With restrictions on movement due to government regulations, and the general public avoiding contact with others as much as possible, physical house viewing dropped. To meet the rising demand for people who wanted to view properties without any physical contact, realtors found themselves getting more creative by using virtual home tours.

Redfin reports a 560% increase in 3D walkthrough house viewing tours since February 2020. Tours via video calls were now one in every ten home tour requests they receive. Before the pandemic, only 1% of potential homebuyers requested a video tour.

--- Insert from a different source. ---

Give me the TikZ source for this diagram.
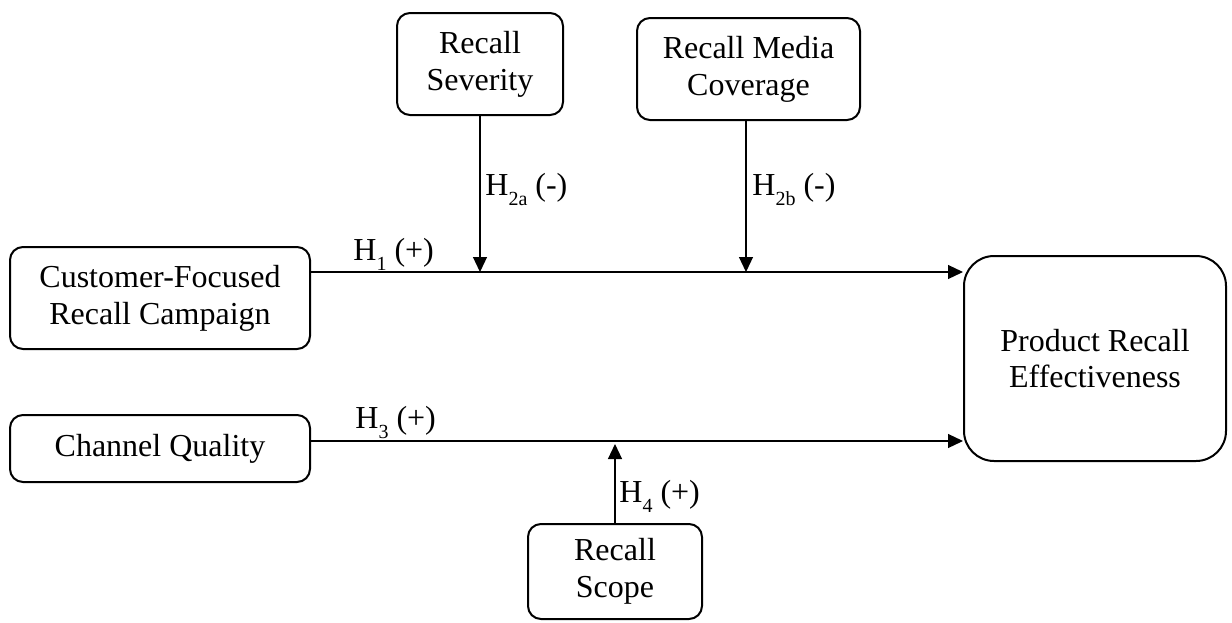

In 2021, even with vaccines on the rise, Realtors and homebuyers remain more comfortable with virtual showings and open houses, indicating that this change may be permanent. The technology also comes with several advantages, including the fact that homeowners and tenants no longer have to allow a constant stream of strangers into their homes for in-person viewings. With the increased popularity of virtual showings, it is very likely that the technology to enable such viewings will continue to improve.

Increased Migration Out of the Cities

In an article produced for, Peter Lane Taylor predicts that COVID-19 will change the housing market, not just into 2021, but forever. Taylor supports his views by saying that the shifts, this time around, are not just based on temporary factors like crashes in the markets, political turmoil, or financial speculation.

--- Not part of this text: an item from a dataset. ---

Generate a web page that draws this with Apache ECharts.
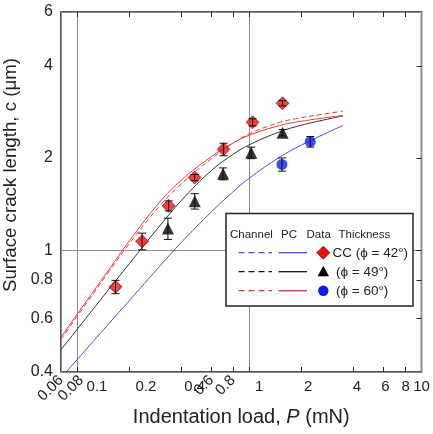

The changes brought about by COVID-19 are a result of a significant shift in how people feel about many aspects of their lives, such as where they shop and work, says Taylor. With these realizations, individuals are leaving the cities and heading to the suburbs.

Robert Dietz is the Chief Economist at the National Association of Home Builders. He is quoted by expressing the belief that Americans’ moving from major cities to suburbs and smaller cities is unambiguous. “It’s an acceleration of trends that were already in place,” he argues.

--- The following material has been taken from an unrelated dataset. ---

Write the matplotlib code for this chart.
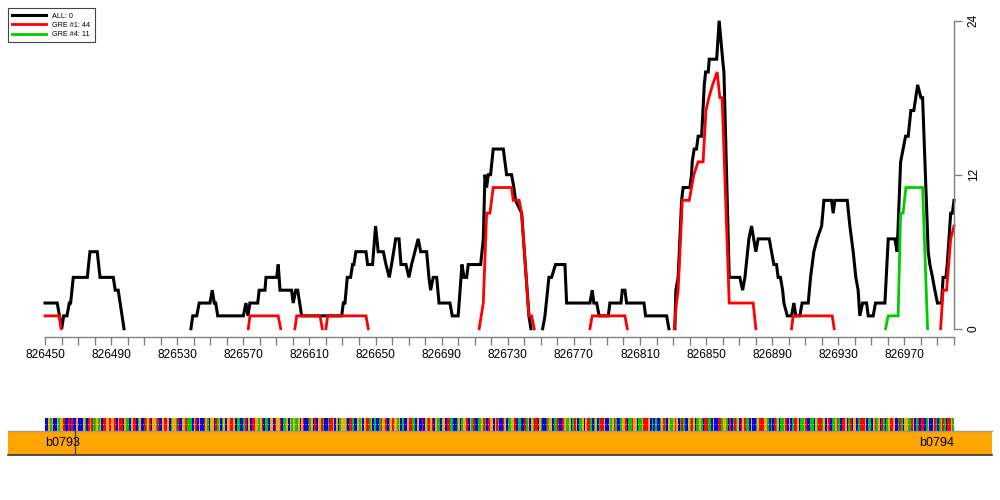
import numpy as np
import matplotlib
matplotlib.use('Agg')
import matplotlib.pyplot as plt
from matplotlib.patches import Rectangle
import matplotlib.transforms as mtransforms

plt.rcParams['font.family'] = ['Liberation Sans', 'DejaVu Sans']

START, END = 826450, 827000
N = None

# ---- coverage series (position offset from START, value); None = gap ----
all_pos = [0, 7.4, 10.1, 11.3, 13.3, 14.7, 15.5, 17.1, 25.6, 27.2, 31.6, 33.3, 41.3, 42.5, 44.3, 47.8, N,
           88.3, 89.4, 91.8, 93.3, 99.8, 101.2, 102.4, 103.3, 104.5, 120, 121.6, 122.8, 124, 128.7, 129.6,
           133.1, 133.7, 140.2, 141.1, 142.2, 149.2, 150.2, 151.7, 152.9, 155.3, 179.5, 180.5, 181.5, 182.9,
           184.9, 186.1, 186.9, 188.1, 194.2, 195.2, 198.2, 200, 201.6, 204.7, 206.3, 208.3, 209.7, 212.2,
           214.2, 215.4, 218.4, 220.2, 221.8, 223.8, 225.8, 227.3, 230.9, 232.3, 233.3, 234.9, 237, 238.4,
           245, 246.4, 250, 252.3, 253.5, 255.1, 256.1, 263.6, 265.2, 266.2, 267.2, 268.2, 269.6, 271.2,
           277.3, 279.3, 282.3, 283.7, 284.7, 288.4, 292.8, 294, N,
           301.1, 302.5, 304.9, 306.5, 308.9, 314.6, 315.6, 329.7, 331.1, 332.1, 333.8, 335.3, 340.8, 341.8,
           348.5, 349.3, 350.9, 351.9, 362.4, 363.4, 376.1, 377.5, N,
           381.1, 381.7, 383.1, 385.2, 386.1, 390.2, 391.2, 391.6, 392.8, 394.2, 395.2, 397.3, 398.9, 399.7,
           401.3, 401.9, 406.4, 407.9, 410, 410.8, 414, 420.4, 422.1, 423.5, 425.9, 427.5, 430.1, 431.5,
           438.2, 439.6, 441, 442.6, 443.6, 445, 446.3, 447.1, 449.1, 451.7, 453.1, 454.3, 456.7, 458.1,
           461.8, 463.2, 465.2, 467.2, 469.9, 471.3, 475.9, 476.9, 477.9, 485.4, 487, 489, 490.6, 492, 493,
           494.7, 497.1, 498.1, 501.1, 502.5, 508.2, 510.2, 514.2, 515.6, 517.7, 519.2, 520.7, 522.3, 523.9,
           525.7, 528, 530, 531, 534.4, 535.4, 537, 538.4, 540, 542.5, 543.4, 545.1, 545.9, 548, 549, 550]
all_val = [2, 2, 0, 1, 1, 2, 2, 4, 4, 6, 6, 4, 4, 3, 3, 0, N,
           0, 1, 1, 2, 2, 3, 2, 2, 1, 1, 2, 1, 2, 2, 3,
           3, 4, 4, 5, 3, 3, 2, 3, 3, 1, 1, 2, 2, 4,
           4, 5, 5, 6, 6, 5, 5, 8, 6, 6, 5, 4, 5, 7,
           7, 5, 5, 4, 5, 6, 7, 6, 6, 4, 3, 4, 4, 2,
           2, 1, 1, 5, 4, 4, 5, 5, 7, 12, 11, 12, 12, 14,
           14, 12, 12, 11, 10, 9, 1, 0, N,
           0, 1, 4, 4, 5, 5, 2, 2, 3, 2, 2, 1, 1, 2,
           2, 3, 3, 2, 2, 1, 1, 0, N,
           0, 3, 4, 10, 11, 11, 12, 13, 14, 14, 15, 15, 19, 20,
           20, 21, 21, 24, 21, 20, 4, 4, 3, 4, 7, 8, 6, 7,
           7, 6, 5, 5, 4, 4, 3, 2, 1, 1, 2, 1, 1, 2,
           2, 4, 6, 7, 8, 10, 10, 9, 10, 10, 8, 6, 4, 3, 1,
           2, 2, 1, 1, 2, 2, 7, 7, 6, 13, 14, 15, 15, 17,
           17, 19, 18, 18, 6, 5, 4, 3, 2, 2, 4, 4, 5, 9, 9, 10]

gre1_pos = [0, 8.7, 9.7, N,
            123, 124, 141.1, 142.6, N,
            151.2, 152.3, 166.4, 167.8, N,
            170, 171, 194.2, 195.6, N,
            262.7, 265.2, 267.2, 269.2, 271.2, 282.3, 283.3, 286.9, 288.4, 292.8, 294.4, 296, N,
            329.7, 331.1, 350.9, 352.3, N,
            380.7, 382.1, 383.1, 385.6, 389.8, 391.2, 392.6, 395.2, 398.2, 399.9, 401.7, 403.9, 406.7,
            408.3, 409.7, 414, 428.5, 430.1, N,
            451.7, 452.7, 476.3, 477.5, N,
            541.9, 543.4, 545.5, 548, 550]
gre1_val = [1, 1, 0, N,
            0, 1, 1, 0, N,
            0, 1, 1, 0, N,
            0, 1, 1, 0, N,
            0, 2, 9, 9, 11, 11, 10, 10, 9, 1, 1, 0, N,
            0, 1, 1, 0, N,
            0, 2, 3, 10, 10, 11, 12, 13, 13, 17, 18, 19, 20,
            18, 18, 2, 2, 0, N,
            0, 1, 1, 0, N,
            0, 3, 3, 7, 8]

gre4_pos = [508.6, 510.2, 516.2, 517.7, 519.2, 520.9, 531, 534]
gre4_val = [0, 1, 1, 9, 9, 11, 11, 0]

series_names = ['ALL', 'GRE #1', 'GRE #4']
series_counts = [0, 44, 11]
series_colors = ['#000000', '#FF0000', '#00CD00']
series_widths = [2.2, 2.0, 2.0]

y_ticks = [0, 12, 24]

# ---- sequence & genes ----
seq_groups = [
    "CCGAGCCGAG", "GTCCTCTCCG", "CCCGACTGTA", "AGAGCTTGGT", "GGTCGTTCGA",
    "ACGTTCAGCC", "TAGTCGGATC", "CGTTGCAGGA", "TCCGGTAAAC", "GTCGCCTGAC",
    "GGCTAGCAGC", "GGTTGCAACC", "ATCGCTTGGA", "GTCAACGGCT", "GGTCAAGCGA",
    "GAAGCGTCCT", "AGCTCGGTAC", "CATTGCGCAG", "GGACTTACCG", "AGCGTTAGCA",
    "CCATGGTCAG", "TGGAGCACCG", "TTAACGCCTC", "GATGTCGAAC", "GGCTTAACCA",
    "GCAGGTCGAT", "CCAAGTACTG", "GCGTACCTGC", "AAGGTCAACC", "TAGCGATTCG",
    "ACCTAGGCAA", "TCCTGAAGCA", "TGCAAGCGTT", "ACAGCATTGC", "CGAGTACCAG",
    "GTCAATGGCA", "AGTTTGCACA", "CCAGTACGAA", "GTGCATACCG", "ATGCAAGACT",
    "TAACGCCTTA", "GGACTCATAG", "CTGTAACGCC", "AGTTTGGACA", "CTAGCAAGTC",
    "GCATTGCAAG", "TCCAACGATT", "AGCGTCAAGT", "ACTTGCATCG", "GCATTTGCAA",
    "CGTAGCTACA", "GTTGCCATAC", "GGAATGCATC", "TTCAGCCGTA", "CAGTACTTGA",
]
base_colors = {'A': '#00C800', 'C': '#0000FF', 'G': '#FFA500', 'T': '#FF0000'}
gene_names = ['b0793', 'b0794']
gene_boundary = 826468

# ---------------------------------------------------------------
fig = plt.figure(figsize=(10, 5), dpi=100)
ax = fig.add_axes([0.045, 1 - 328.7 / 500, 0.909, 308 / 500])
ax.set_xlim(START, END)
ax.set_ylim(0, 24)

series = [(all_pos, all_val), (gre1_pos, gre1_val), (gre4_pos, gre4_val)]
handles = []
for (p, v), name, cnt, col, lw in zip(series, series_names, series_counts, series_colors, series_widths):
    x = START + np.array(p, dtype=float)
    y = np.array(v, dtype=float)
    h, = ax.plot(x, y, color=col, lw=lw, clip_on=False, solid_joinstyle='miter',
                 label=f'{name}: {cnt}')
    handles.append(h)

for s in ['top', 'left']:
    ax.spines[s].set_visible(False)
ax.spines['bottom'].set_position(('outward', 5.76))
for s in ['bottom', 'right']:
    ax.spines[s].set_color('#808080')
    ax.spines[s].set_linewidth(1)

xt = np.arange(START, END + 1, 10)
ax.set_xticks(xt)
ax.set_xticklabels([str(t) if (t - START) % 40 == 0 else '' for t in xt])
ax.tick_params(axis='x', direction='out', length=5.8, width=1, color='#808080',
               pad=2.9, labelsize=8.6)
ax.yaxis.tick_right()
ax.set_yticks(y_ticks)
ax.set_yticklabels([str(t) for t in y_ticks], rotation=90, va='center')
ax.tick_params(axis='y', direction='out', length=5.8, width=1, color='#808080',
               pad=4, labelsize=8.6)

leg = fig.legend(handles=handles, loc='upper left', bbox_to_anchor=(0.008, 1 - 8.3 / 500),
                 bbox_transform=fig.transFigure, fontsize=5.2, handlelength=4.7,
                 handletextpad=0.8, labelspacing=0.3, borderpad=0.6, borderaxespad=0,
                 frameon=True, fancybox=False, edgecolor='#444444', framealpha=1)
leg.get_frame().set_linewidth(0.8)

# ---- bottom track ----
ax2 = fig.add_axes([0.045, 1 - 455 / 500, 0.909, 37 / 500])
ax2.set_xlim(START, END)
ax2.set_ylim(0, 37)
ax2.axis('off')

seq = ''.join(seq_groups)[:END - START]
cols = [base_colors[b] for b in seq]
ax2.bar(START + np.arange(len(seq)), 13, width=1, bottom=24, color=cols,
        align='edge', linewidth=0)
ax2.plot([START, START + len(seq)], [31, 31], color='white', lw=0.6, ls=(0, (1, 2)), alpha=0.8)

trans = mtransforms.blended_transform_factory(fig.transFigure, ax2.transData)
ax2.add_patch(Rectangle((0.008, 0), 0.984, 24, transform=trans, facecolor='#FFA500',
                        edgecolor='none', clip_on=False))
ax2.plot([0.008, 0.992], [24, 24], transform=trans, color='#999999', lw=1, clip_on=False)
ax2.plot([0.008, 0.992], [0, 0], transform=trans, color='#333333', lw=1.2, clip_on=False)
ax2.plot([gene_boundary, gene_boundary], [0, 24], color='#444444', lw=1)
ax2.text(START, 12, gene_names[0], ha='left', va='center', fontsize=9)
ax2.text(END, 12, gene_names[1], ha='right', va='center', fontsize=9)

fig.savefig('out.png', dpi=100)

In support of the view that Americans are leaving the cities for the suburbs, Redfin reports that more than 14.5 million Americans will be moving to more affordable suburbs with more space. This is of course, exacerbated by the fact that remote working has become a more accepted practice of the COVID crisis.

Some Will Struggle

The job and livelihood losses resulting from the pandemic are well documented. Many economists agree that it will take time for many countries’ economies to get back to where they were before the pandemic. This implies that many people will continue to be unemployed and struggle to pay their mortgages and rent.

To assist many of their customers, many lenders started working with their customers to help with forbearance. This is a system where the mortgage holder and the lender agree to some relief measures, including deferring or making lower payments for a certain period.
Even though some renters and mortgage holders got relief in 2020, these protections will come to an end at some point. The National Council of State Housing Agencies (NCSHA) reported that, by January 2021, landlords will be owed up to $34 billion in unpaid rent. If that were the case, it is clear that 2021 will still be a challenging year for many.

The Executive Director of NCSHA, Stockton Williams says that the above “analysis is more proof that a huge wave of evictions and additional financial pain will crash on the American economy soon unless Congress authorizes emergency aid to renters.”  While the renter situation is very serious, the situation for mortgage borrowers in forbearance is less serious.  According to Barry Habib of MBS Highway, many people opted for forbearance even though they did not need it, and many borrowers in forbearance will be able to sell their homes without letting them go into foreclosure because so many now have substantial equity and because the housing market is so strong.

The Verdict for 2021

Even though interest rates climbed to about 1/2% higher in 2021 than where they were for most of 2020, the housing market remains surprisingly robust for the reasons set out above. In addition, with vaccines now rolling out by the millions and COVID on the wane, the economy appears to be bouncing back with much more fervor than many people anticipated. As a result, we don’t see the housing market losing much of its momentum this year – even if rates continue to rise another1/2 a percent, as Mr. Habib predicts.